Direction: Write out, word for word, every line from the first one through the line that holds "15.1, 14.3]", and nothing else; skip the pictures.

— START —

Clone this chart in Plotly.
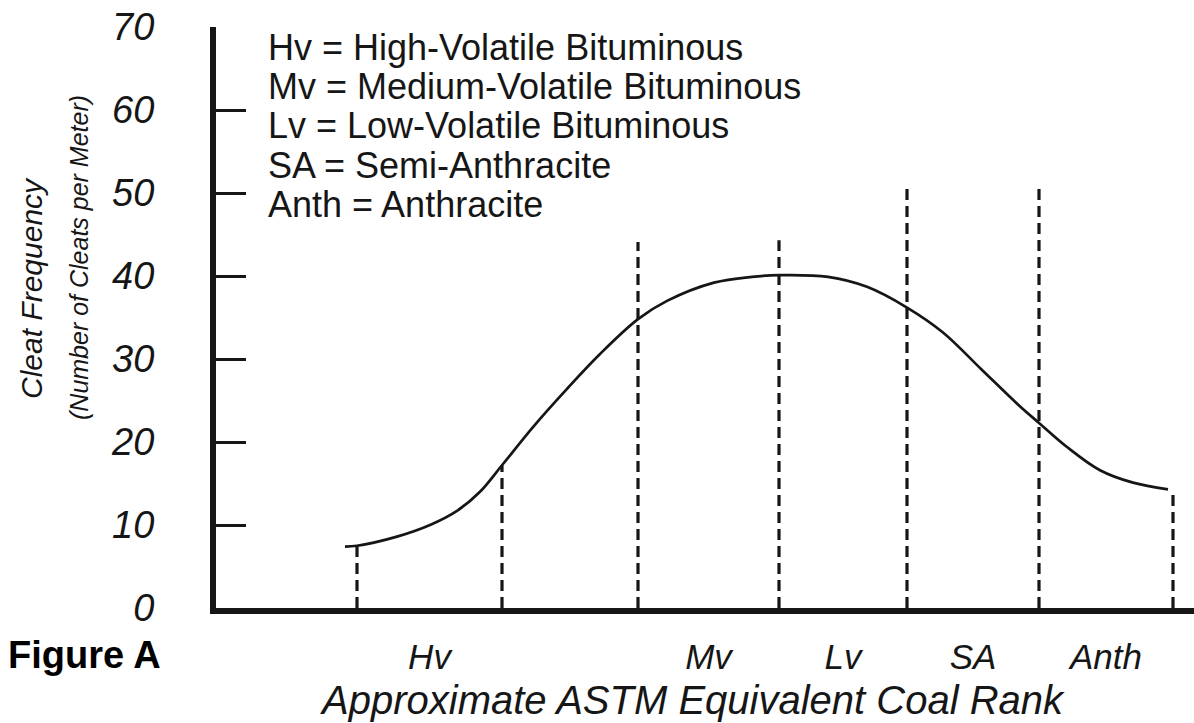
import plotly.graph_objects as go

# ---------------- data ----------------
# approximate rank position (arbitrary units along the ASTM rank axis)
rank_pos = [12.9, 14.1, 18.1, 21.4, 24.1, 26.4, 28.6, 31.7, 35.1, 38.4, 42.2, 45.1,
            49.8, 53.6, 56.3, 61.2, 65.1, 69.1, 72.7, 76.5, 80.3, 82.3, 85.1, 88.4,
            91.7, 95.2]
cleat_freq = [7.4, 7.5, 8.6, 10.0, 11.7, 14.0, 17.2, 21.8, 26.4, 30.6, 34.8, 37.0,
              39.2, 39.9, 40.1, 39.9, 38.7, 36.2, 33.2, 28.8, 24.4, 22.3, 19.4, 16.6,
              15.1, 14.3]

rank_boundaries = [14.1, 28.6, 42.2, 56.3, 69.1, 82.3, 95.7]
boundary_tops = [7.5, 17.2, 44.1, 44.3, 50.6, 50.6, 14.3]

rank_labels = ["Hv", "Mv", "Lv", "SA", "Anth"]
# the rank classes lie between consecutive boundaries (Hv: 1st-2nd, Mv: 3rd-4th, ...)
rank_label_spans = [(0, 1), (2, 3), (3, 4), (4, 5), (5, 6)]

legend_abbr = ["Hv", "Mv", "Lv", "SA", "Anth"]
legend_names = ["High-Volatile Bituminous", "Medium-Volatile Bituminous",
                "Low-Volatile Bituminous", "Semi-Anthracite", "Anthracite"]

y_ticks = [0, 10, 20, 30, 40, 50, 60, 70]

# ---------------- layout helpers ----------------
W, H = 1194, 723
ML, MR, MT, MB = 216, 0, 27, 115
PW, PH = W - ML - MR, H - MT - MB
FONT = "Liberation Sans, Arial, sans-serif"
INK = "#161616"


def px_x(p):
    return (p - ML) / PW


def px_y(p):
    return (H - MB - p) / PH


fig = go.Figure()

# dashed rank boundaries
dx, dy = [], []
for b, t in zip(rank_boundaries, boundary_tops):
    dx += [b, b, None]
    dy += [0, t, None]
fig.add_trace(go.Scatter(x=dx, y=dy, mode="lines",
                         line=dict(color=INK, width=3.2, dash="11px,6px"),
                         hoverinfo="skip", showlegend=False))

# cleat frequency curve
fig.add_trace(go.Scatter(x=rank_pos, y=cleat_freq, mode="lines",
                         line=dict(color=INK, width=2.7, shape="spline", smoothing=1),
                         showlegend=False))

label_pos = [(rank_boundaries[a] + rank_boundaries[b]) / 2 for a, b in rank_label_spans]

fig.update_xaxes(range=[0, 97.8], showgrid=False, zeroline=False, automargin=False,
                 showline=True, linewidth=6, linecolor=INK,
                 ticks="", tickvals=label_pos, ticktext=rank_labels,
                 tickfont=dict(family=FONT, size=35, color=INK, style="italic"),
                 ticklabelstandoff=13)
fig.update_yaxes(range=[0, 70], showgrid=False, zeroline=False, automargin=False,
                 showline=True, linewidth=6, linecolor=INK,
                 ticks="inside", ticklen=30, tickwidth=2.5, tickcolor=INK,
                 tickvals=y_ticks,
                 tickfont=dict(family=FONT, size=38, color=INK, style="italic"),
                 ticklabelstandoff=48)

ann = []
legend_y = [47, 86, 126, 165, 204]
for a, n, yy in zip(legend_abbr, legend_names, legend_y):
    ann.append(dict(text=f"{a} = {n}", xref="paper", yref="paper",
                    x=px_x(266), y=px_y(yy), xanchor="left", yanchor="middle",
                    showarrow=False, font=dict(family=FONT, size=36, color=INK)))

ann.append(dict(text="Approximate ASTM Equivalent Coal Rank", xref="paper", yref="paper",
                x=px_x(692), y=px_y(700), xanchor="center", yanchor="middle",
                showarrow=False, font=dict(family=FONT, size=40, color=INK, style="italic")))
ann.append(dict(text="<b>Figure A</b>", xref="paper", yref="paper",
                x=px_x(84), y=px_y(655), xanchor="center", yanchor="middle",
                showarrow=False, font=dict(family=FONT, size=38, color="#000000")))
ann.append(dict(text="Cleat Frequency", xref="paper", yref="paper",
                x=px_x(31), y=px_y(288), xanchor="center", yanchor="middle",
                textangle=-90, showarrow=False,
                font=dict(family=FONT, size=30, color=INK, style="italic")))
ann.append(dict(text="(Number of Cleats per Meter)", xref="paper", yref="paper",
                x=px_x(79), y=px_y(258), xanchor="center", yanchor="middle",
                textangle=-90, showarrow=False,
                font=dict(family=FONT, size=25, color=INK, style="italic")))

fig.update_layout(width=W, height=H, margin=dict(l=ML, r=MR, t=MT, b=MB),
                  paper_bgcolor="white", plot_bgcolor="white",
                  annotations=ann, showlegend=False)

fig.write_html("out.html", config={"displayModeBar": False},
               post_script="document.body.style.margin='0px';"
                           "document.body.style.overflow='hidden';")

— END —

Problem solution:
Clone this chart in Plotly.
import plotly.graph_objects as go

# ---------------- data ----------------
# approximate rank position (arbitrary units along the ASTM rank axis)
rank_pos = [12.9, 14.1, 18.1, 21.4, 24.1, 26.4, 28.6, 31.7, 35.1, 38.4, 42.2, 45.1,
            49.8, 53.6, 56.3, 61.2, 65.1, 69.1, 72.7, 76.5, 80.3, 82.3, 85.1, 88.4,
            91.7, 95.2]
cleat_freq = [7.4, 7.5, 8.6, 10.0, 11.7, 14.0, 17.2, 21.8, 26.4, 30.6, 34.8, 37.0,
              39.2, 39.9, 40.1, 39.9, 38.7, 36.2, 33.2, 28.8, 24.4, 22.3, 19.4, 16.6,
              15.1, 14.3]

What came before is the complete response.